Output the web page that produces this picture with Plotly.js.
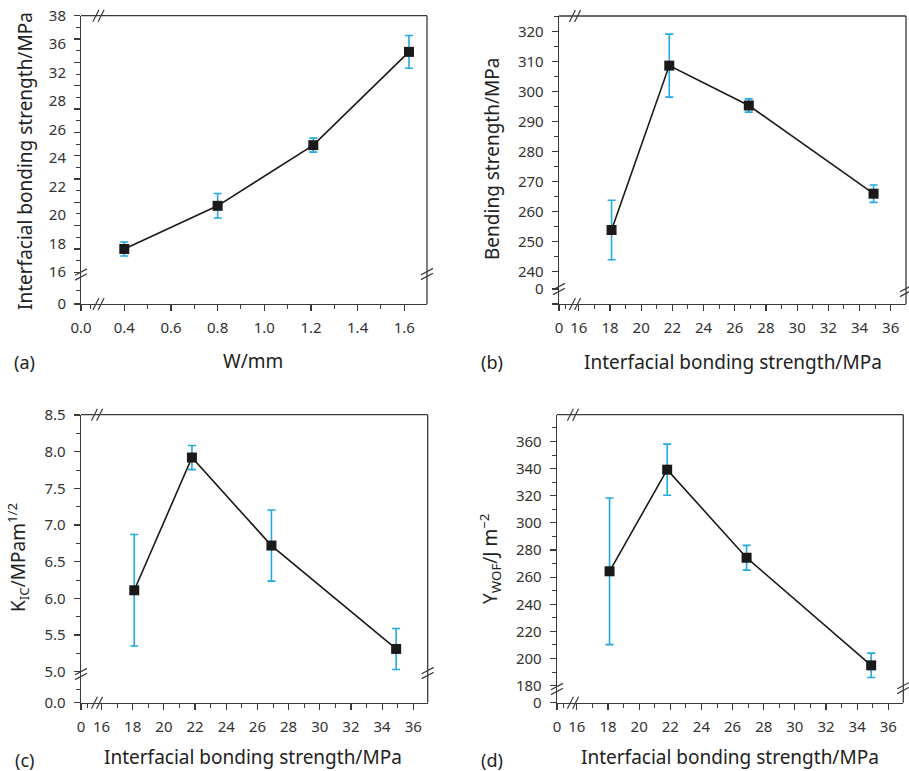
<!DOCTYPE html>
<html><head><meta charset="utf-8">
<script src="https://cdn.plot.ly/plotly-3.0.1.min.js"></script>
<style>html,body{margin:0;padding:0;background:#fff}#chart{width:909px;height:771px}</style>
</head><body><div id="chart"></div>
<script>
// ---------------- data ----------------
const widthW   = [0.4, 0.8, 1.21, 1.62];          // W/mm (panel a)
const ibsMean  = [18.0, 21.7, 26.9, 34.9];        // interfacial bonding strength, MPa
const ibsErr   = [0.6, 1.05, 0.6, 1.4];
const ibsX     = [18.1, 21.8, 26.9, 34.9];        // x for panels b-d
const bendMean = [253.9, 308.7, 295.4, 266.0];    // bending strength, MPa
const bendErr  = [9.9, 10.5, 2.2, 2.9];
const kicMean  = [6.11, 7.92, 6.72, 5.31];        // K_IC, MPa m^1/2
const kicErr   = [0.76, 0.165, 0.485, 0.28];
const wofMean  = [264.3, 339.2, 274.3, 195.0];    // work of fracture, J m^-2
const wofErr   = [54, 18.8, 9.1, 9.0];

const panelLabels = ['(a)', '(b)', '(c)', '(d)'];
const xTitles = ['W/mm', 'Interfacial bonding strength/MPa', 'Interfacial bonding strength/MPa', 'Interfacial bonding strength/MPa'];
const yTitles = ['Interfacial bonding strength/MPa', 'Bending strength/MPa', 'K<sub>IC</sub>/MPam<sup>1/2</sup>', 'Y<sub>WOF</sub>/J m<sup>\u22122</sup>'];
const xZeroText = ['0.0', '0', '0', '0'];
const yZeroText = ['0', '0', '0.0', '0'];
const aYTickText = ['38', '36', '32', '28', '26', '24', '22', '20', '18', '16'];

const seriesX = [widthW, ibsX, ibsX, ibsX];
const seriesY = [ibsMean, bendMean, kicMean, wofMean];
const seriesE = [ibsErr, bendErr, kicErr, wofErr];

// ---------------- geometry (pixels) ----------------
const W = 909, H = 771;
const fx = p => p / W;
const fy = p => 1 - p / H;
const lin = (p1, v1, p2, v2) => p => v1 + (p - p1) * (v2 - v1) / (p2 - p1);
const FONT = '"Noto Sans", "DejaVu Sans", sans-serif';
const AX = '#3a3a3a';
const EBC = '#22a8e2';

const geo = [
  {L:81, XB:97, R:427, T:15.7, YB:277, B:304,
   xm:[124.3,0.4,404.3,1.6], xdt:0.2, xmn:0.1, xdec:1,
   ym:[15.7,38,272.3,16], ydt:2, ymn:1, ydec:0,
   xsMinor:[9], yZeroPx:304, ysMinor:[290],
   xBrk:98.5, yBrk:274.5, rBrk:274,
   yt:[25,161], xt:[253,361], pl:[24,361.5]},
  {L:559, XB:572, R:906, T:16, YB:284, B:304,
   xm:[610,18,890.7,36], xdt:2, xmn:1, xdec:0,
   ym:[31.7,320,271.7,240], ydt:10, ymn:5, ydec:0,
   xsMinor:[6], yZeroPx:289, ysMinor:[],
   xBrk:575, yBrk:289, rBrk:291,
   yt:[492,159], xt:[732.5,361.5], pl:[491.5,361.5]},
  {L:81, XB:96, R:427.7, T:414.7, YB:676, B:702.7,
   xm:[132.7,18,413.3,36], xdt:2, xmn:1, xdec:0,
   ym:[415,8.5,671.7,5.0], ydt:0.5, ymn:0.25, ydec:1,
   xsMinor:[6], yZeroPx:702.7, ysMinor:[689],
   xBrk:97, yBrk:674, rBrk:673,
   yt:[18,558], xt:[253,756.5], pl:[24,760]},
  {L:557, XB:571, R:903.3, T:414.7, YB:690, B:702.7,
   xm:[608,18,888.3,36], xdt:2, xmn:1, xdec:0,
   ym:[414.3,380,685.7,180], ydt:20, ymn:10, ydec:0,
   xsMinor:[6], yZeroPx:702.7, ysMinor:[],
   xBrk:573, yBrk:689, rBrk:688,
   yt:[490,559], xt:[730,756.5], pl:[491.5,760]}
];

const baseAxis = () => ({
  showline: true, linecolor: AX, linewidth: 1.3,
  ticks: 'outside', ticklen: 6, tickwidth: 1.2, tickcolor: AX,
  showgrid: false, zeroline: false, fixedrange: true,
  tickfont: {family: FONT, size: 15, color: '#333'}
});
const minorOf = vals => ({tickmode: 'array', tickvals: vals, ticks: 'outside', ticklen: 3.5, tickwidth: 1, tickcolor: AX});
const steps = (from, to, d) => {
  const out = [];
  for (let k = Math.ceil(from / d - 1e-9); k * d <= to + 1e-9; k++) out.push(+(k * d).toFixed(6));
  return out;
};

const layout = {
  width: W, height: H, margin: {l:0, r:0, t:0, b:0},
  paper_bgcolor: '#fff', plot_bgcolor: 'rgba(0,0,0,0)',
  showlegend: false, hovermode: false,
  shapes: [], annotations: []
};
const traces = [];

function seg(x0, y0, x1, y1, w) {
  layout.shapes.push({type:'line', xref:'paper', yref:'paper',
    x0: fx(x0), y0: fy(y0), x1: fx(x1), y1: fy(y1),
    line: {color: AX, width: w || 1.2}});
}
function breakOnHorizontal(cx, cy) {
  for (const d of [-2.6, 2.6]) seg(cx + d - 3, cy + 6, cx + d + 3, cy - 6);
}
function breakOnVertical(cx, cy) {
  for (const d of [-2.4, 2.4]) seg(cx - 6, cy + d + 3.2, cx + 6, cy + d - 3.2);
}

geo.forEach((g, i) => {
  const n = i === 0 ? '' : String(i + 1);
  const xid = 'x' + n, yid = 'y' + n;
  const mx = lin(...g.xm), my = lin(...g.ym);
  const xr = [mx(g.L), mx(g.R)], yr = [my(g.B), my(g.T)];

  // x axis: short segment holding the zero, then the broken-off main scale
  const xMaj = steps(mx(g.XB), xr[1], g.xdt);
  const xv = [xr[0]].concat(xMaj);
  const xt = [xZeroText[i]].concat(xMaj.map(v => v.toFixed(g.xdec)));
  const xmn = g.xsMinor.map(p => mx(g.L + p)).concat(steps(mx(g.XB + 5), xr[1], g.xmn));
  layout['xaxis' + n] = Object.assign(baseAxis(), {
    domain: [fx(g.L), fx(g.R)], range: xr, anchor: yid,
    tickmode: 'array', tickvals: xv, ticktext: xt,
    ticklabelstandoff: 4, minor: minorOf(xmn)
  });

  // y axis
  const yMaj = steps(my(g.YB), yr[1], g.ydt);
  let yv = [my(g.yZeroPx)], yt = [yZeroText[i]];
  if (Math.abs(g.yZeroPx - g.B) > 1) { yv.push(yr[0]); yt.push(''); }
  const ymn = g.ysMinor.map(my).concat(steps(my(g.YB - 3), yr[1], g.ymn));
  const yAxis = Object.assign(baseAxis(), {
    domain: [fy(g.B), fy(g.T)], range: yr, anchor: xid,
    tickmode: 'array', tickvals: yv.concat(yMaj),
    ticktext: yt.concat(yMaj.map(v => v.toFixed(g.ydec))),
    ticklabelstandoff: 5, minor: minorOf(ymn)
  });
  if (i === 0) {
    // panel (a): the original's tick labels follow their own, wider spacing
    yAxis.showticklabels = false;
    const labPx = aYTickText.map((t, k) => 15.7 + k * 28.45);
    layout.yaxis5 = Object.assign(baseAxis(), {
      overlaying: 'y', side: 'left', anchor: 'x', range: yr,
      showline: false, tickcolor: 'rgba(0,0,0,0)',
      tickmode: 'array', tickvals: [my(g.yZeroPx)].concat(labPx.map(my)),
      ticktext: [yZeroText[i]].concat(aYTickText),
      ticklabelstandoff: 5
    });
    traces.push({type: 'scatter', mode: 'markers', x: [], y: [], xaxis: 'x', yaxis: 'y5', hoverinfo: 'skip'});
  }
  layout['yaxis' + n] = yAxis;

  traces.push({
    type: 'scatter', mode: 'lines+markers',
    x: seriesX[i], y: seriesY[i], xaxis: xid, yaxis: yid,
    line: {color: '#1a1a1a', width: 1.6},
    marker: {symbol: 'square', size: 10, color: '#1a1a1a'},
    error_y: {type: 'data', array: seriesE[i], visible: true, color: EBC, thickness: 1.6, width: 4},
    cliponaxis: false
  });

  // frame (top and right) and axis-break marks
  seg(g.L, g.T, g.R, g.T, 1.3);
  seg(g.R, g.T, g.R, g.B, 1.3);
  breakOnHorizontal(g.xBrk, g.T);
  breakOnHorizontal(g.xBrk, g.B);
  breakOnVertical(g.L, g.yBrk);
  breakOnVertical(g.R, g.rBrk);

  // titles and panel label
  const ann = (txt, p, extra) => layout.annotations.push(Object.assign({
    text: txt, xref: 'paper', yref: 'paper', x: fx(p[0]), y: fy(p[1]),
    xanchor: 'center', yanchor: 'middle', showarrow: false,
    font: {family: FONT, size: 19, color: '#222'}
  }, extra || {}));
  ann(yTitles[i], g.yt, {textangle: -90});
  ann(xTitles[i], g.xt);
  ann(panelLabels[i], g.pl, {font: {family: FONT, size: 18, color: '#222'}});
});

Plotly.newPlot('chart', traces, layout, {staticPlot: true, displayModeBar: false});
</script>
</body></html>
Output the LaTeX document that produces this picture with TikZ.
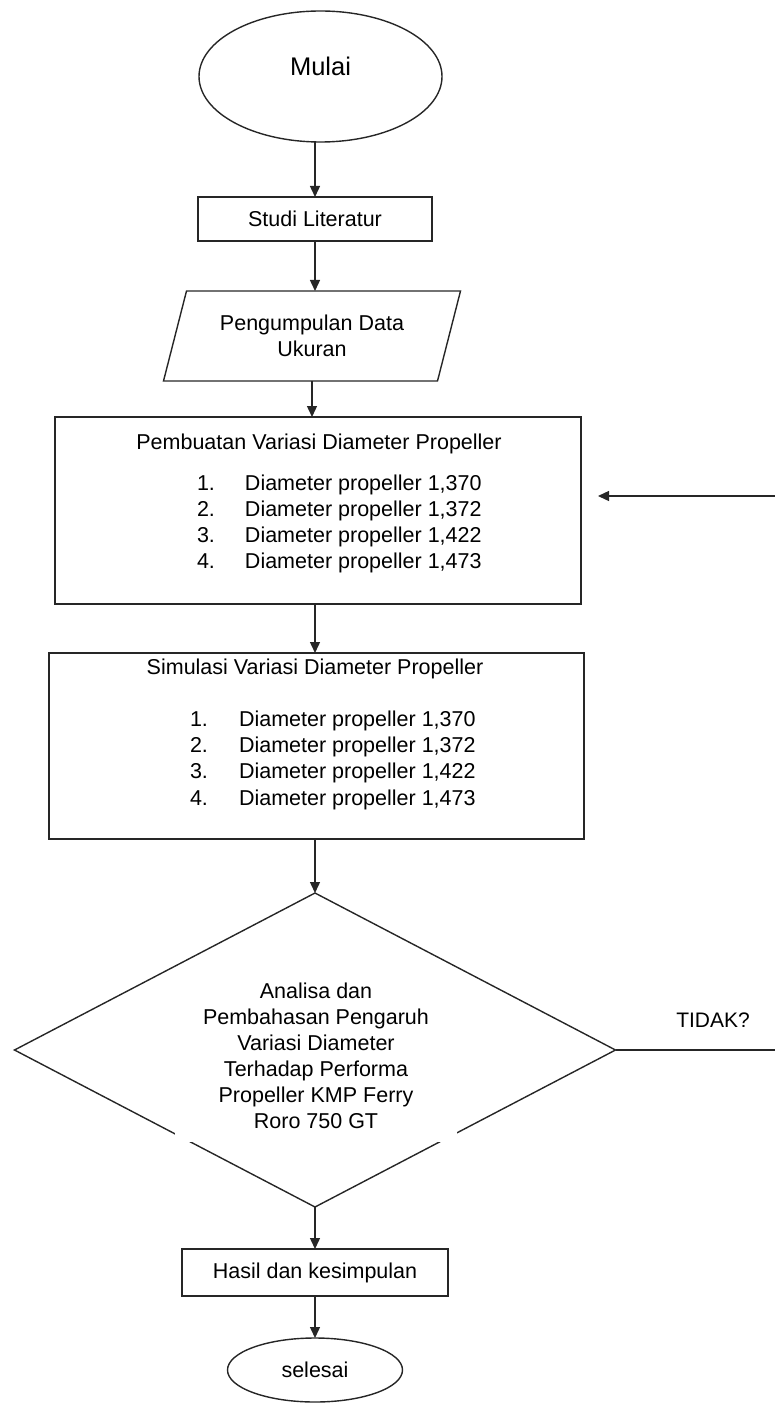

**Challenge:**
Copy each line of the records containing the string "Output".

**Response to the task:**
Output the web page that produces this picture with Plotly.js.
Output the LaTeX document that produces this picture with TikZ.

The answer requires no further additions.